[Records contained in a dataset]
Begin

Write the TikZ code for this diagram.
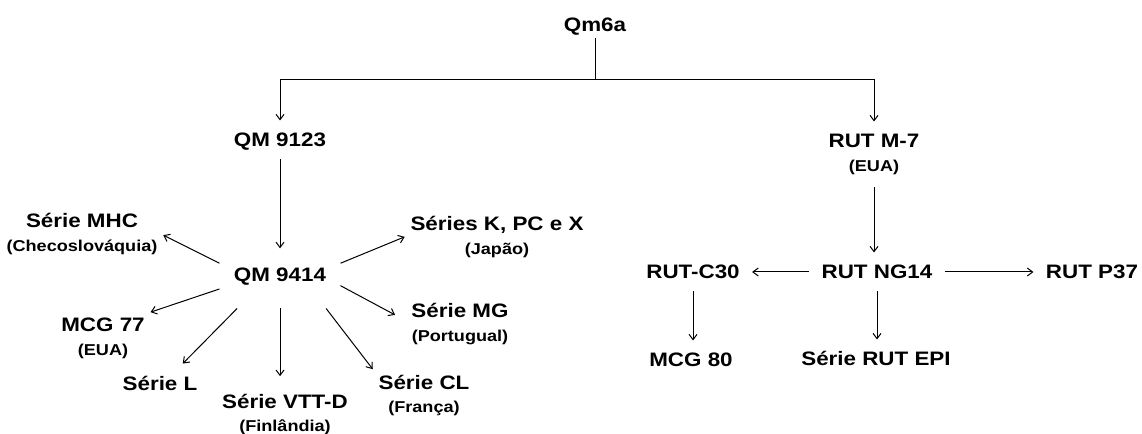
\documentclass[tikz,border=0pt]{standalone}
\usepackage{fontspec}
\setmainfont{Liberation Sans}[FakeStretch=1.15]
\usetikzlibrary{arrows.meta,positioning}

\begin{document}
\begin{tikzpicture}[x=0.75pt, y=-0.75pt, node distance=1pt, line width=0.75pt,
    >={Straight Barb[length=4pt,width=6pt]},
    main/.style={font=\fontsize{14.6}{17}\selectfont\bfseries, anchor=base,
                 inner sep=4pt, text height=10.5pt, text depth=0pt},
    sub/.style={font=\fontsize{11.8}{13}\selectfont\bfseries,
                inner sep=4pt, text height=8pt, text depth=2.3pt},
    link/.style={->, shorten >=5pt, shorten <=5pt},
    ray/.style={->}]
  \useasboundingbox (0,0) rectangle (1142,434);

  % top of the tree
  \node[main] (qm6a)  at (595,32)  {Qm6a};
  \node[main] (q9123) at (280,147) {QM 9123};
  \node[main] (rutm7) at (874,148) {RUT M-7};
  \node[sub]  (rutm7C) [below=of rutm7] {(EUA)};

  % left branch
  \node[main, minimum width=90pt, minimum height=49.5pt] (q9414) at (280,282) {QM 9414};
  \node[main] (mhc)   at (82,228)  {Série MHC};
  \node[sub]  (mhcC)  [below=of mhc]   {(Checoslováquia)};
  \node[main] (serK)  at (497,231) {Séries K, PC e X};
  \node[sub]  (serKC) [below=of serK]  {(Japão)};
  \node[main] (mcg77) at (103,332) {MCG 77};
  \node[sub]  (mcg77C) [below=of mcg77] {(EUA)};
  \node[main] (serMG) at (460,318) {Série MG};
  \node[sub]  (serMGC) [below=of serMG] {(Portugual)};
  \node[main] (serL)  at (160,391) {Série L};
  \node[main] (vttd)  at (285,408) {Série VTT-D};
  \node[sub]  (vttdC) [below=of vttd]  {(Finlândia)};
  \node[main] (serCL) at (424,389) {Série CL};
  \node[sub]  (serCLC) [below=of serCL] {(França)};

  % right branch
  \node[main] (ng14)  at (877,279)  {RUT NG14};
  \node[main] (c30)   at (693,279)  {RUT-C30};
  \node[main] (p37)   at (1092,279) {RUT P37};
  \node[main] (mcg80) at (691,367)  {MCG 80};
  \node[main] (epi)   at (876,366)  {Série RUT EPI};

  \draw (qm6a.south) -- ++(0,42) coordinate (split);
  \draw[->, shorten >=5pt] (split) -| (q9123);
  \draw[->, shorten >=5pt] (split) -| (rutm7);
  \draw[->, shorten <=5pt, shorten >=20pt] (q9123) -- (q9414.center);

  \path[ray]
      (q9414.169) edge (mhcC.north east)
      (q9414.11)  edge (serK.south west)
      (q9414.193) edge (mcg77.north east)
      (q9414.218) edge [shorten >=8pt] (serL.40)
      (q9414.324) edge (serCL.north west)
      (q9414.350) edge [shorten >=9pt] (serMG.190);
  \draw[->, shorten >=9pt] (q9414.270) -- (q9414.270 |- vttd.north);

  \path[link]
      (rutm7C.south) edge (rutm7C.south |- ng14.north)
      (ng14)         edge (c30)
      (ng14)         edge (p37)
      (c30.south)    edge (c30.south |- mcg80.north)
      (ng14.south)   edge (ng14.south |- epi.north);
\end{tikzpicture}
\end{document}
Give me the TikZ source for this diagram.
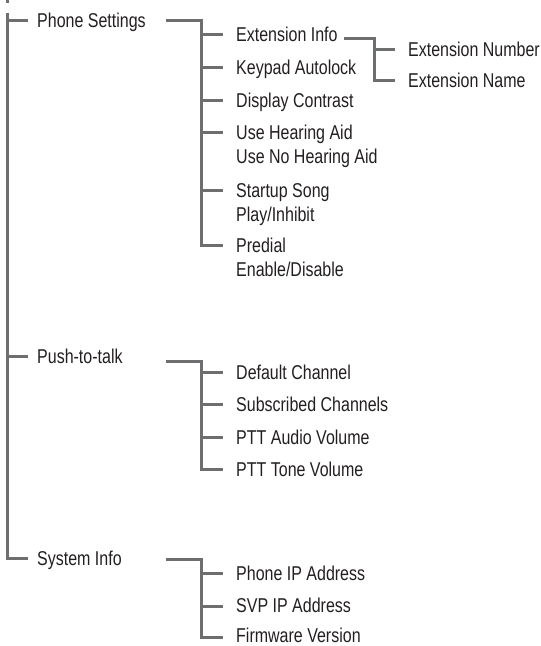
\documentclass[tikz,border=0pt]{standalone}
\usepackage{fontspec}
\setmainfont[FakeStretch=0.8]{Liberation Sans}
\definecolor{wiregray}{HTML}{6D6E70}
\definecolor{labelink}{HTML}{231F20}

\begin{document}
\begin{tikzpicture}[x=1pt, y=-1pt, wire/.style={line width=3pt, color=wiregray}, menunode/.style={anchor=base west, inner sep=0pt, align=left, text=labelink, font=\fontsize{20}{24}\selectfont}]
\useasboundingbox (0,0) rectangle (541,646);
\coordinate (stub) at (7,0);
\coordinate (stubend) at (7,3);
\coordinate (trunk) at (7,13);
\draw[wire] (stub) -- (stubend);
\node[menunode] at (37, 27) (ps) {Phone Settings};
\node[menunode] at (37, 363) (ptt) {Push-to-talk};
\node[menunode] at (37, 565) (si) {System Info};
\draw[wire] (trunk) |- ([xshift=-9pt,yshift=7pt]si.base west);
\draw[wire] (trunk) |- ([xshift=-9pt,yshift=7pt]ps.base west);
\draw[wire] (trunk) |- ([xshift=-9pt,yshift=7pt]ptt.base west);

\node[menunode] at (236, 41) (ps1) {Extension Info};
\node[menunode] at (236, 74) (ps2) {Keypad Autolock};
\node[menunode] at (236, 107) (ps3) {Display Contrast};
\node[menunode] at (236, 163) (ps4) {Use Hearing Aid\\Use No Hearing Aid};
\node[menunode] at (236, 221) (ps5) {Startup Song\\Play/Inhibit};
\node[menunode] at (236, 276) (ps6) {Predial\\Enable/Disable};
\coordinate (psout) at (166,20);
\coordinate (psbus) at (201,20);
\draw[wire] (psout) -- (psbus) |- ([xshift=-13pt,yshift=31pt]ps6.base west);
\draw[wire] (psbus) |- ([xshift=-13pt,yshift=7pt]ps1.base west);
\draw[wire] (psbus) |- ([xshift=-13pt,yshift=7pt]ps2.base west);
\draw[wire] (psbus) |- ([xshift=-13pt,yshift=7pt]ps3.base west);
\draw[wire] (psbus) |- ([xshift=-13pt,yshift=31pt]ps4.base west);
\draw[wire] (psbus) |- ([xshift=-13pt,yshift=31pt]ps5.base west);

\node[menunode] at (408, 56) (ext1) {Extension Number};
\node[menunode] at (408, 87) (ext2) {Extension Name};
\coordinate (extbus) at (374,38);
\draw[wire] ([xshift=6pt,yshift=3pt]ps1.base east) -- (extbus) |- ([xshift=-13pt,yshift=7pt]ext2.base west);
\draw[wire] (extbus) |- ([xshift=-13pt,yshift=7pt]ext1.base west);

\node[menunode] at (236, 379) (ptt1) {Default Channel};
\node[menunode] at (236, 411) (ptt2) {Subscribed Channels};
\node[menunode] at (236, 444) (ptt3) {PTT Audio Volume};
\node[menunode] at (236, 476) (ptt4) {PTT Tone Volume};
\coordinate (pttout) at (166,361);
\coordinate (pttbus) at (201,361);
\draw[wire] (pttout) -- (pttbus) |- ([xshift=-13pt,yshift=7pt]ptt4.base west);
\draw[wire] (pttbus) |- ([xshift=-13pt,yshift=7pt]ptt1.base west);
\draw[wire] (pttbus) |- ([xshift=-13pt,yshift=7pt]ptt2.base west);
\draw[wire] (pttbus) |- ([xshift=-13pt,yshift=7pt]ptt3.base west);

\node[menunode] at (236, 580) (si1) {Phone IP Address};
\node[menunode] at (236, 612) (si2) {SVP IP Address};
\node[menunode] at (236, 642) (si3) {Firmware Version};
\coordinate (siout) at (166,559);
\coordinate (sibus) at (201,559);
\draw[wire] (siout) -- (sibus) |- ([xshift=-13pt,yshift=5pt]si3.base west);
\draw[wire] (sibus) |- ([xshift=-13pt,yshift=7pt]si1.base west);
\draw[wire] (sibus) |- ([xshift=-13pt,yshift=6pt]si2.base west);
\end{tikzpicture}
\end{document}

End

▸ What is expected:
Reproduce the material above in full, exactly, with no images.

▸ Task answer:
Write the TikZ code for this diagram.
\documentclass[tikz,border=0pt]{standalone}
\usepackage{fontspec}
\setmainfont{Liberation Sans}[FakeStretch=1.15]
\usetikzlibrary{arrows.meta,positioning}

\begin{document}
\begin{tikzpicture}[x=0.75pt, y=-0.75pt, node distance=1pt, line width=0.75pt,
    >={Straight Barb[length=4pt,width=6pt]},
    main/.style={font=\fontsize{14.6}{17}\selectfont\bfseries, anchor=base,
                 inner sep=4pt, text height=10.5pt, text depth=0pt},
    sub/.style={font=\fontsize{11.8}{13}\selectfont\bfseries,
                inner sep=4pt, text height=8pt, text depth=2.3pt},
    link/.style={->, shorten >=5pt, shorten <=5pt},
    ray/.style={->}]
  \useasboundingbox (0,0) rectangle (1142,434);

  % top of the tree
  \node[main] (qm6a)  at (595,32)  {Qm6a};
  \node[main] (q9123) at (280,147) {QM 9123};
  \node[main] (rutm7) at (874,148) {RUT M-7};
  \node[sub]  (rutm7C) [below=of rutm7] {(EUA)};

  % left branch
  \node[main, minimum width=90pt, minimum height=49.5pt] (q9414) at (280,282) {QM 9414};
  \node[main] (mhc)   at (82,228)  {Série MHC};
  \node[sub]  (mhcC)  [below=of mhc]   {(Checoslováquia)};
  \node[main] (serK)  at (497,231) {Séries K, PC e X};
  \node[sub]  (serKC) [below=of serK]  {(Japão)};
  \node[main] (mcg77) at (103,332) {MCG 77};
  \node[sub]  (mcg77C) [below=of mcg77] {(EUA)};
  \node[main] (serMG) at (460,318) {Série MG};
  \node[sub]  (serMGC) [below=of serMG] {(Portugual)};
  \node[main] (serL)  at (160,391) {Série L};
  \node[main] (vttd)  at (285,408) {Série VTT-D};
  \node[sub]  (vttdC) [below=of vttd]  {(Finlândia)};
  \node[main] (serCL) at (424,389) {Série CL};
  \node[sub]  (serCLC) [below=of serCL] {(França)};

  % right branch
  \node[main] (ng14)  at (877,279)  {RUT NG14};
  \node[main] (c30)   at (693,279)  {RUT-C30};
  \node[main] (p37)   at (1092,279) {RUT P37};
  \node[main] (mcg80) at (691,367)  {MCG 80};
  \node[main] (epi)   at (876,366)  {Série RUT EPI};

  \draw (qm6a.south) -- ++(0,42) coordinate (split);
  \draw[->, shorten >=5pt] (split) -| (q9123);
  \draw[->, shorten >=5pt] (split) -| (rutm7);
  \draw[->, shorten <=5pt, shorten >=20pt] (q9123) -- (q9414.center);

  \path[ray]
      (q9414.169) edge (mhcC.north east)
      (q9414.11)  edge (serK.south west)
      (q9414.193) edge (mcg77.north east)
      (q9414.218) edge [shorten >=8pt] (serL.40)
      (q9414.324) edge (serCL.north west)
      (q9414.350) edge [shorten >=9pt] (serMG.190);
  \draw[->, shorten >=9pt] (q9414.270) -- (q9414.270 |- vttd.north);

  \path[link]
      (rutm7C.south) edge (rutm7C.south |- ng14.north)
      (ng14)         edge (c30)
      (ng14)         edge (p37)
      (c30.south)    edge (c30.south |- mcg80.north)
      (ng14.south)   edge (ng14.south |- epi.north);
\end{tikzpicture}
\end{document}
Give me the TikZ source for this diagram.
\documentclass[tikz,border=0pt]{standalone}
\usepackage{fontspec}
\setmainfont[FakeStretch=0.8]{Liberation Sans}
\definecolor{wiregray}{HTML}{6D6E70}
\definecolor{labelink}{HTML}{231F20}

\begin{document}
\begin{tikzpicture}[x=1pt, y=-1pt, wire/.style={line width=3pt, color=wiregray}, menunode/.style={anchor=base west, inner sep=0pt, align=left, text=labelink, font=\fontsize{20}{24}\selectfont}]
\useasboundingbox (0,0) rectangle (541,646);
\coordinate (stub) at (7,0);
\coordinate (stubend) at (7,3);
\coordinate (trunk) at (7,13);
\draw[wire] (stub) -- (stubend);
\node[menunode] at (37, 27) (ps) {Phone Settings};
\node[menunode] at (37, 363) (ptt) {Push-to-talk};
\node[menunode] at (37, 565) (si) {System Info};
\draw[wire] (trunk) |- ([xshift=-9pt,yshift=7pt]si.base west);
\draw[wire] (trunk) |- ([xshift=-9pt,yshift=7pt]ps.base west);
\draw[wire] (trunk) |- ([xshift=-9pt,yshift=7pt]ptt.base west);

\node[menunode] at (236, 41) (ps1) {Extension Info};
\node[menunode] at (236, 74) (ps2) {Keypad Autolock};
\node[menunode] at (236, 107) (ps3) {Display Contrast};
\node[menunode] at (236, 163) (ps4) {Use Hearing Aid\\Use No Hearing Aid};
\node[menunode] at (236, 221) (ps5) {Startup Song\\Play/Inhibit};
\node[menunode] at (236, 276) (ps6) {Predial\\Enable/Disable};
\coordinate (psout) at (166,20);
\coordinate (psbus) at (201,20);
\draw[wire] (psout) -- (psbus) |- ([xshift=-13pt,yshift=31pt]ps6.base west);
\draw[wire] (psbus) |- ([xshift=-13pt,yshift=7pt]ps1.base west);
\draw[wire] (psbus) |- ([xshift=-13pt,yshift=7pt]ps2.base west);
\draw[wire] (psbus) |- ([xshift=-13pt,yshift=7pt]ps3.base west);
\draw[wire] (psbus) |- ([xshift=-13pt,yshift=31pt]ps4.base west);
\draw[wire] (psbus) |- ([xshift=-13pt,yshift=31pt]ps5.base west);

\node[menunode] at (408, 56) (ext1) {Extension Number};
\node[menunode] at (408, 87) (ext2) {Extension Name};
\coordinate (extbus) at (374,38);
\draw[wire] ([xshift=6pt,yshift=3pt]ps1.base east) -- (extbus) |- ([xshift=-13pt,yshift=7pt]ext2.base west);
\draw[wire] (extbus) |- ([xshift=-13pt,yshift=7pt]ext1.base west);

\node[menunode] at (236, 379) (ptt1) {Default Channel};
\node[menunode] at (236, 411) (ptt2) {Subscribed Channels};
\node[menunode] at (236, 444) (ptt3) {PTT Audio Volume};
\node[menunode] at (236, 476) (ptt4) {PTT Tone Volume};
\coordinate (pttout) at (166,361);
\coordinate (pttbus) at (201,361);
\draw[wire] (pttout) -- (pttbus) |- ([xshift=-13pt,yshift=7pt]ptt4.base west);
\draw[wire] (pttbus) |- ([xshift=-13pt,yshift=7pt]ptt1.base west);
\draw[wire] (pttbus) |- ([xshift=-13pt,yshift=7pt]ptt2.base west);
\draw[wire] (pttbus) |- ([xshift=-13pt,yshift=7pt]ptt3.base west);

\node[menunode] at (236, 580) (si1) {Phone IP Address};
\node[menunode] at (236, 612) (si2) {SVP IP Address};
\node[menunode] at (236, 642) (si3) {Firmware Version};
\coordinate (siout) at (166,559);
\coordinate (sibus) at (201,559);
\draw[wire] (siout) -- (sibus) |- ([xshift=-13pt,yshift=5pt]si3.base west);
\draw[wire] (sibus) |- ([xshift=-13pt,yshift=7pt]si1.base west);
\draw[wire] (sibus) |- ([xshift=-13pt,yshift=6pt]si2.base west);
\end{tikzpicture}
\end{document}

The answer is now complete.